Open HenrikBengtsson opened 6 years ago
This would be a super helpful feature! Working on HPC via future.batchtools
I now have witnessed that quite often just one worker fails for unknown reasons, and then the whole batch fails just because of that. If the single task that failed could be relaunched automatically, it would be awesome.
Background
Being able to relaunch a future, that is re-evaluate a future expression that has already been evaluated in full or partially due to a failure, is useful when for instance the communication between master and worked failed. See Issues #154 and #188 for examples of such needs.
Implications
However, introducing the possibility to relaunch a future requires that the original state can be reproduced including global variables, which is currently not recorded for 'sequential' and 'multicore' futures when using
lazy = FALSE
. In other words, this addition to the Future API introduces implications on the contract that future backends needs to adhere to.Moreover, not all R expression can be re-evaluated, e.g. maybe a mutable object has been changed or a resource such as a the buffer of a read connection has been consumed. This suggests that we need a way to indicated whether an R expression can be re-evaluated or not, and if so, what should be the default.
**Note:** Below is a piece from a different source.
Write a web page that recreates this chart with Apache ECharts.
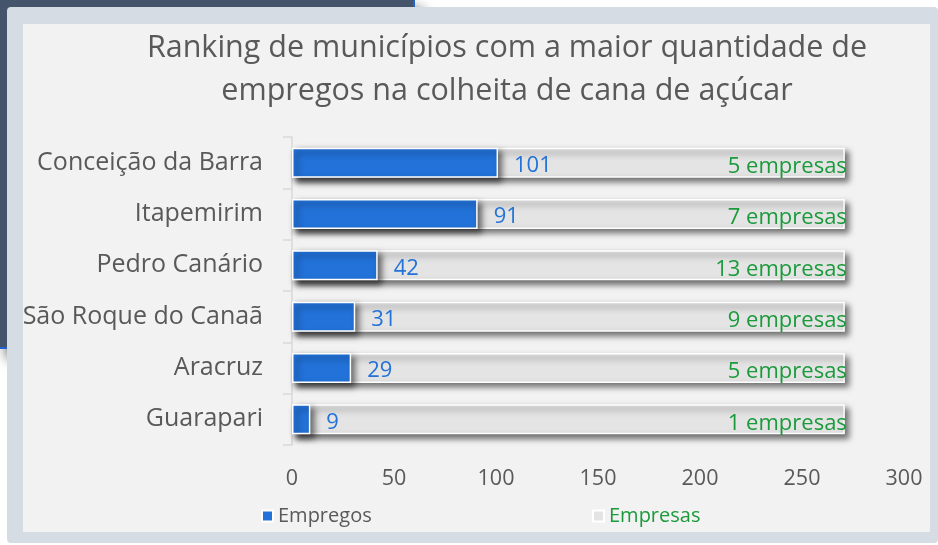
<!DOCTYPE html>
<html>
<head>
<meta charset="utf-8">
<script src="https://cdn.jsdelivr.net/npm/echarts@6/dist/echarts.min.js"></script>
<style>
    html, body { margin: 0; padding: 0; background: #fff; width: 938px; height: 545px; overflow: hidden; }
    .fundo { position: absolute; left: 0; top: 0; width: 413px; height: 347px; background: #44546a;
        border-right: 2px solid #1f62d0; border-bottom: 2px solid #1f62d0;
        box-shadow: 7px 9px 12px rgba(0,0,0,0.7); }
    .cartao { position: absolute; left: 7px; top: 7px; width: 931px; height: 536px; background: #d6dce4; border-radius: 4px; }
    #grafico { position: absolute; left: 23px; top: 24px; width: 907px; height: 508px; background: #f2f2f2; }
</style>
</head>
<body>
<div class="fundo"></div>
<div class="cartao"></div>
<div id="grafico"></div>
<script>
    var municipios = ['Conceição da Barra', 'Itapemirim', 'Pedro Canário', 'São Roque do Canaã', 'Aracruz', 'Guarapari'];
    var empregos = [101, 91, 42, 31, 29, 9];
    var empresas = [5, 7, 13, 9, 5, 1];
    // comprimento da barra cinza (fundo) de cada linha
    var barraEmpresas = [271, 271, 271, 271, 271, 271];
    var ticksX = [0, 50, 100, 150, 200, 250, 300];

    var fonte = 'Open Sans';
    var cinzaTexto = '#595959';
    var azul = '#2272d9';
    var verde = '#1b9a3c';

    var sombra = {
        shadowBlur: 6,
        shadowOffsetX: 4,
        shadowOffsetY: 4,
        shadowColor: 'rgba(0,0,0,0.55)'
    };

    var option = {
        backgroundColor: '#f2f2f2',
        animation: false,
        title: {
            text: 'Ranking de municípios com a maior quantidade de\nempregos na colheita de cana de açúcar',
            left: 484,
            top: 3,
            padding: 0,
            textAlign: 'center',
            textStyle: {
                fontFamily: fonte,
                fontSize: 30.5,
                fontWeight: 'normal',
                color: cinzaTexto,
                lineHeight: 43,
                align: 'center'
            }
        },
        legend: [
            {
                data: ['Empregos'],
                left: 233,
                top: 477,
                itemWidth: 11,
                itemHeight: 11,
                itemGap: 5,
                icon: 'rect',
                itemStyle: { shadowBlur: 0, shadowOffsetX: 0, shadowOffsetY: 0 },
                textStyle: { fontFamily: fonte, fontSize: 20, color: cinzaTexto }
            },
            {
                data: ['Empresas'],
                left: 564,
                top: 477,
                itemWidth: 11,
                itemHeight: 11,
                icon: 'rect',
                itemStyle: { shadowBlur: 0, shadowOffsetX: 0, shadowOffsetY: 0 },
                textStyle: { fontFamily: fonte, fontSize: 20, color: verde }
            }
        ],
        grid: {
            left: 269,
            right: 26,
            top: 113,
            bottom: 87,
            containLabel: false,
            outerBoundsMode: 'none'
        },
        xAxis: {
            type: 'value',
            min: ticksX[0],
            max: ticksX[ticksX.length - 1],
            interval: 50,
            axisLine: { show: false },
            axisTick: { show: false },
            splitLine: { show: false },
            axisLabel: {
                margin: 23,
                fontFamily: fonte,
                fontSize: 21.5,
                color: cinzaTexto
            }
        },
        yAxis: {
            type: 'category',
            data: municipios,
            inverse: true,
            axisLine: { show: true, lineStyle: { color: '#d9d9d9', width: 1.5 } },
            axisTick: { show: true, length: 9, lineStyle: { color: '#d9d9d9', width: 1.5 } },
            axisLabel: {
                margin: 29,
                fontFamily: fonte,
                fontSize: 25,
                color: cinzaTexto
            }
        },
        series: [
            {
                name: 'Empresas',
                type: 'bar',
                data: barraEmpresas,
                barWidth: 30,
                barGap: '-100%',
                z: 1,
                itemStyle: Object.assign({ color: '#e4e4e4', borderColor: '#ffffff', borderWidth: 1.5 }, sombra),
                label: {
                    show: true,
                    position: 'insideRight',
                    distance: 0,
                    offset: [2, 4],
                    fontFamily: fonte,
                    fontSize: 22,
                    color: verde,
                    formatter: function (p) {
                        return empresas[p.dataIndex] + ' empresas';
                    }
                }
            },
            {
                name: 'Empregos',
                type: 'bar',
                data: empregos,
                barWidth: 30,
                barGap: '-100%',
                z: 2,
                itemStyle: Object.assign({ color: azul, borderColor: '#ffffff', borderWidth: 1.5 }, sombra),
                label: {
                    show: true,
                    position: 'right',
                    distance: 16,
                    offset: [0, 3],
                    fontFamily: fonte,
                    fontSize: 22,
                    color: azul
                }
            }
        ]
    };

    var grafico = echarts.init(document.getElementById('grafico'));
    grafico.setOption(option);
</script>
</body>
</html>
An alternative approach is to ignore this constraint and simply rely on the caller (the code that orchestrates the futures to handle such problems) - which also means that each of those will implement there own solution which is less ideal.
Another question to be asked is whether we can assume all backends support re-evaluation or not. Maybe "re-launchability" should be an optional feature of a future, cf. Issue #172 (DESIGN: Future API - Minimal/Essential API and Extended/Optional API).
Prototype
Ignoring all of the above complications, it's quite easy to relaunch a future. All that is needed is to reset the future (drop all collected results/values and reset the internal "state") and then relaunch it. None of this is part of the public frontend API - just wanted to say that the actually resetting part is easy. It's all of the above that holds us back from adding support for relaunching a (failed) future.